I kind of made an idiot out of myself in Bible study today. We were discussing the “wives submit” passage and I said a lot in favor.
But they didn’t know I was speaking with the passion of the converted.
They don’t know how many citations I got in elementary school for wrestling boys to the ground. Or the time I got sent to the principal’s office for pinching Ryan Progergevsky so hard he bled.
They don’t know that I organized and executed a sit-in when I was in sixth grade for equal rights for the girls. Or about how I disdained the idea of ever submitting to a man because I was never going to find one stronger than me.
And how would they know? Let’s face it, I’m pretty much a poster child right now for traditional gender roles. I’m a stay at home Mom of three kids, bringing in no income, and often, literally, barefoot in the kitchen. I’m emotional, hormonal, don’t touch the finances, and, indeed, due to the nature of his job often have no idea how much money is in the bank.
But the girl who once harbored the secret and dear ambition to be the first female player in the NFL did not become this barefoot Momma overnight.
You see, I exercised my biggest power in the most serious way when I chose my husband.
I found someone stronger than me, strong enough for me to break down on, strong enough to handle strong Barbara, and strong enough to handle weak Barbara. And he got someone strong enough to handle him, too. So, there.
I’m a scientist at heart, that is, I ask questions, experiment, and repeat. And I have tested again and again this whole “submission” thing. This is how it began:
We were about six weeks out from being married in a very fast engagement. I had long ago committed to being a virgin on my wedding night and it was looking like I may not make it. (He was hot!) I had an emergency session with a counselor who told me something radical, something that I would never hear culture say. He said, “Barbara, you gotta let him take the reins. You shouldn’t be in charge of that, he should. And if he can’t drive that cart then you don’t want to marry him. There are going to be a lot more difficult things in your marriage for which he’s going to have to take responsibility.”
So, I told James what the counselor had said and I felt the greatest weight slide off my shoulders when I followed it with, “So, now it’s up to you. You know how important it is to me to wear that white dress. And you’re in charge.” He laughed and shook his head. I barely got a kiss for the next six weeks.
And then I married him.
We have a rule in our marriage, we concede to whoever is the most adamant. Often it works well. Often one of us feels significantly more zealous. But, there have been a few instances where we end up head-to-head and toe-to-toe.
There was the time he made me turn around and apologize to our boss after I lost my temper in one of the worst ways. That job was our house and our income for months more because I apologized.
There was the time he told me not to take my dream job. And I scowled and pouted, but called and refused the job. And the day before the job was supposed to start my Dad died. I had been so glad I didn’t have to worry about work that week.
And then there was the time he looked at me and told me it was time to have kids. Within weeks we were pregnant with our son.

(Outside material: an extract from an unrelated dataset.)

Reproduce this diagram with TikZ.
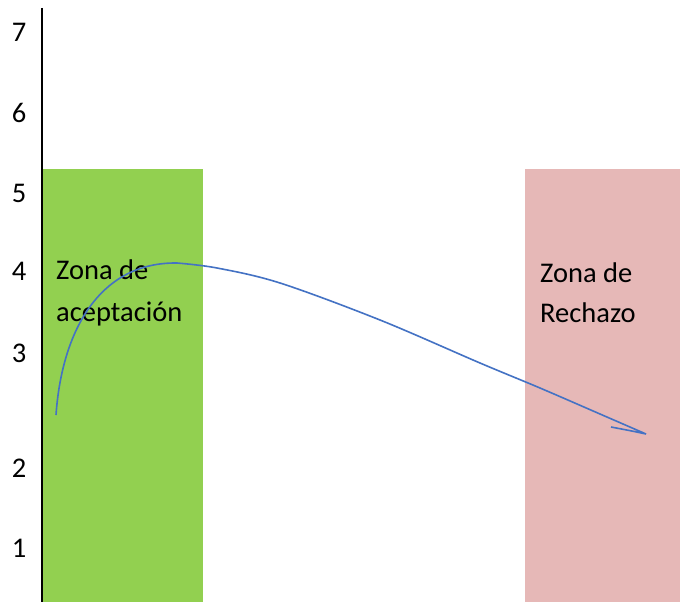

What is marriage if not the beautiful image of how love alone can make two discordant people one? Like God the Father and Jesus, two as one yet obedient to the Father. As the church and Jesus are co-heirs of an inheritance yet under Jesus’ head?
And what kind of weakness is it in me that wakes up first, serves every member of my family before myself, and doesn’t sit down until nine pm every night? What weakness is it in me that can trust in the face of the unknown, let myself breakdown with another human being, and be master of my fears with loving obedience?
I am not lost in these submissions. I am doubled. I am tripled. And I am better for my role as wife and mother. I am more complex. I am stronger.
So, I know I don’t look like I’m doing anything for women’s lib. But it really seems to be working great for Barbara’s lib.